Wednesday morning saw the rupee fall to a(nother) record low. Perhaps the most worrying thing till the writing of this editorial was that there was no official response to the rupee depreciation from either the State Bank of Pakistan (SBP) or the federal government. The feeling in the market is growing that the rupee is going to keep falling and there will be no one to reassure us that all is well. While official data reported the interbank rate of around Rs160.5, some media channels were reporting the rate as high as Rs162 to the dollar. The speculation is not helpful, although it is certainly understandable. There are widespread reports that the dollar is selling for a premium price outside the formal markets, due to legitimate uncertainty about the stability of the value of the Pakistani rupee. In the month of June alone, the Pakistani rupee has depreciated by 8.2 percent. If the trend continues, we could be looking at a fairly high drop in the value of the Pakistani currency in the coming months.
The 10-month reign of the PTI has seen the highest decline – in such a short – of the value of the Pakistani currency.
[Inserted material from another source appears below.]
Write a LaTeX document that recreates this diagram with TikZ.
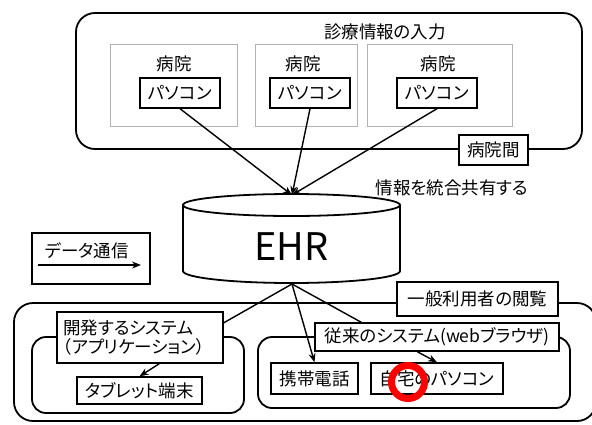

While the rupee had begun to drop when the PTI took power, the currency was still hovering around Rs123 to the dollar in August 2018. Some investors are of the view that the rupee could fall to Rs180 by the end of the year. This will mean that, effectively, the Pakistani currency will have lost almost half of its value within a single calendar year. The government has been quick to blame previous governments for almost all economic woes, but has also defended devaluation. This Janus-faced stance on rupee depreciation has done more harm to the market, which needs the government to show that it knows what it is doing – even if it does not.
There is a feeling that any intervention in the falling rate of the Pakistani rupee will lead to heads rolling. Already, there whispers about former finance minister Asad Umar having ruled out further devaluation of the rupee in April. Since then, the SBP chairman also lost his job, which creates a situation where officials can fear reprisals for trying to keep the exchange rate in check. With Pakistan’s foreign exchange reserves still coming in at under $9 billion, the situation of the exchange rate remains precarious. For those hoping that the exchange rate will stabilise, there is little hope on the horizon.